WHAT IS EXPECTED »
Exactly repeat the material, dropping every picture from the copy.

RECORDED INFORMATION »
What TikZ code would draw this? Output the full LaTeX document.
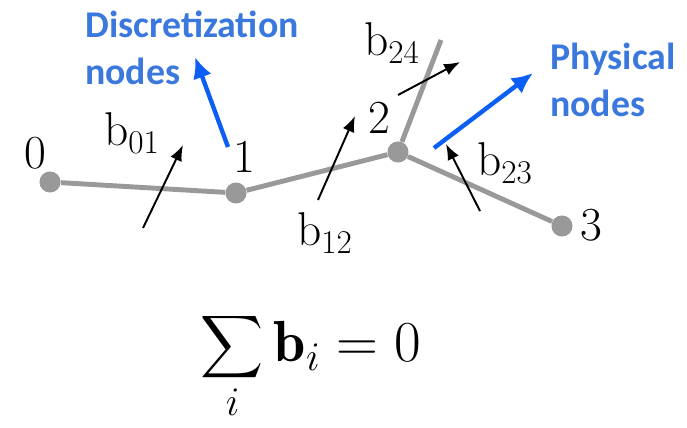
\RequirePackage{fix-cm}
\documentclass[tikz,border=0pt]{standalone}
\usepackage{amsmath}
\usepackage{fontspec}
\newfontfamily\calloutfont{Carlito}
\usetikzlibrary{arrows.meta}
\definecolor{branchgray}{HTML}{999999}
\definecolor{calloutblue}{HTML}{3B78DE}
\definecolor{arrowblue}{HTML}{0B5FF5}
\tikzset{
  branch/.style={branchgray, line width=2.8pt},
  physnode/.style={circle, fill=branchgray, inner sep=0pt, minimum size=12pt},
  numlabel/.style={inner sep=0pt, font=\fontsize{27}{30}\selectfont},
  flux/.style={-{Latex[length=9pt,width=7pt]}, line width=1.1pt},
  callout/.style={-{Latex[length=12pt,width=11pt]}, arrowblue, line width=2.5pt},
  callouttext/.style={calloutblue, inner sep=0pt, align=left,
    font=\calloutfont\bfseries\fontsize{21.5}{26.6}\selectfont}
}

\begin{document}
\begin{tikzpicture}[x=0.02cm, y=-0.02cm]
\useasboundingbox (0,0) rectangle (687,427);

% Branch with its physical nodes
\node[physnode] (n0) at (50,182) {};
\node[physnode] (n1) at (236,193) {};
\node[physnode] (n2) at (398,152) {};
\node[physnode] (n3) at (562,226) {};
\coordinate (n4) at (441,40);
\draw[branch] (n0) -- (n1) -- (n2) -- (n3);
\draw[branch] (n2) -- (n4);

% Discretization node numbers
\node[numlabel] (l0) at (35,153) {0};
\node[numlabel] (l1) at (244,157) {1};
\node[numlabel] (l2) at (379,118) {2};
\node[numlabel] (l3) at (591,225) {3};

% Boundary fluxes
\coordinate (b01s) at (143,228);
\coordinate (b01e) at (183,145);
\draw[flux] (b01s) -- (b01e);
\node[numlabel] (b01) at (132,133) {$\mathrm{b}_{01}$};

\coordinate (b12s) at (318,200);
\coordinate (b12e) at (355,116);
\draw[flux] (b12s) -- (b12e);
\node[numlabel] (b12) at (325,233) {$\mathrm{b}_{12}$};

\coordinate (b24s) at (398,95);
\coordinate (b24e) at (460,62);
\draw[flux] (b24s) -- (b24e);
\node[numlabel] (b24) at (392,43) {$\mathrm{b}_{24}$};

\coordinate (b23s) at (480,211);
\coordinate (b23e) at (446,144);
\draw[flux] (b23s) -- (b23e);
\node[numlabel] (b23) at (505,163) {$\mathrm{b}_{23}$};

% Callouts
\node[callouttext, anchor=north west] (disc) at (85,11) {Discretization\\nodes};
\coordinate (discfoot) at (228,147);
\coordinate (disctip) at (195,57);
\draw[callout] (discfoot) -- (disctip);

\node[callouttext, anchor=north west] (phys) at (550,43) {Physical\\nodes};
\coordinate (physfoot) at (434,148);
\coordinate (phystip) at (533,73);
\draw[callout] (physfoot) -- (phystip);

% Balance
\node[inner sep=0pt, font=\fontsize{33}{36}\selectfont] (balance) at (311,366)
  {$\displaystyle\sum_i \mathbf{b}_i = 0$};

\end{tikzpicture}
\end{document}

TASK OUTPUT »
What TikZ code would draw this? Output the full LaTeX document.
\RequirePackage{fix-cm}
\documentclass[tikz,border=0pt]{standalone}
\usepackage{amsmath}
\usepackage{fontspec}
\newfontfamily\calloutfont{Carlito}
\usetikzlibrary{arrows.meta}
\definecolor{branchgray}{HTML}{999999}
\definecolor{calloutblue}{HTML}{3B78DE}
\definecolor{arrowblue}{HTML}{0B5FF5}
\tikzset{
  branch/.style={branchgray, line width=2.8pt},
  physnode/.style={circle, fill=branchgray, inner sep=0pt, minimum size=12pt},
  numlabel/.style={inner sep=0pt, font=\fontsize{27}{30}\selectfont},
  flux/.style={-{Latex[length=9pt,width=7pt]}, line width=1.1pt},
  callout/.style={-{Latex[length=12pt,width=11pt]}, arrowblue, line width=2.5pt},
  callouttext/.style={calloutblue, inner sep=0pt, align=left,
    font=\calloutfont\bfseries\fontsize{21.5}{26.6}\selectfont}
}

\begin{document}
\begin{tikzpicture}[x=0.02cm, y=-0.02cm]
\useasboundingbox (0,0) rectangle (687,427);

% Branch with its physical nodes
\node[physnode] (n0) at (50,182) {};
\node[physnode] (n1) at (236,193) {};
\node[physnode] (n2) at (398,152) {};
\node[physnode] (n3) at (562,226) {};
\coordinate (n4) at (441,40);
\draw[branch] (n0) -- (n1) -- (n2) -- (n3);
\draw[branch] (n2) -- (n4);

% Discretization node numbers
\node[numlabel] (l0) at (35,153) {0};
\node[numlabel] (l1) at (244,157) {1};
\node[numlabel] (l2) at (379,118) {2};
\node[numlabel] (l3) at (591,225) {3};

% Boundary fluxes
\coordinate (b01s) at (143,228);
\coordinate (b01e) at (183,145);
\draw[flux] (b01s) -- (b01e);
\node[numlabel] (b01) at (132,133) {$\mathrm{b}_{01}$};

\coordinate (b12s) at (318,200);
\coordinate (b12e) at (355,116);
\draw[flux] (b12s) -- (b12e);
\node[numlabel] (b12) at (325,233) {$\mathrm{b}_{12}$};

\coordinate (b24s) at (398,95);
\coordinate (b24e) at (460,62);
\draw[flux] (b24s) -- (b24e);
\node[numlabel] (b24) at (392,43) {$\mathrm{b}_{24}$};

\coordinate (b23s) at (480,211);
\coordinate (b23e) at (446,144);
\draw[flux] (b23s) -- (b23e);
\node[numlabel] (b23) at (505,163) {$\mathrm{b}_{23}$};

% Callouts
\node[callouttext, anchor=north west] (disc) at (85,11) {Discretization\\nodes};
\coordinate (discfoot) at (228,147);
\coordinate (disctip) at (195,57);
\draw[callout] (discfoot) -- (disctip);

\node[callouttext, anchor=north west] (phys) at (550,43) {Physical\\nodes};
\coordinate (physfoot) at (434,148);
\coordinate (phystip) at (533,73);
\draw[callout] (physfoot) -- (phystip);

% Balance
\node[inner sep=0pt, font=\fontsize{33}{36}\selectfont] (balance) at (311,366)
  {$\displaystyle\sum_i \mathbf{b}_i = 0$};

\end{tikzpicture}
\end{document}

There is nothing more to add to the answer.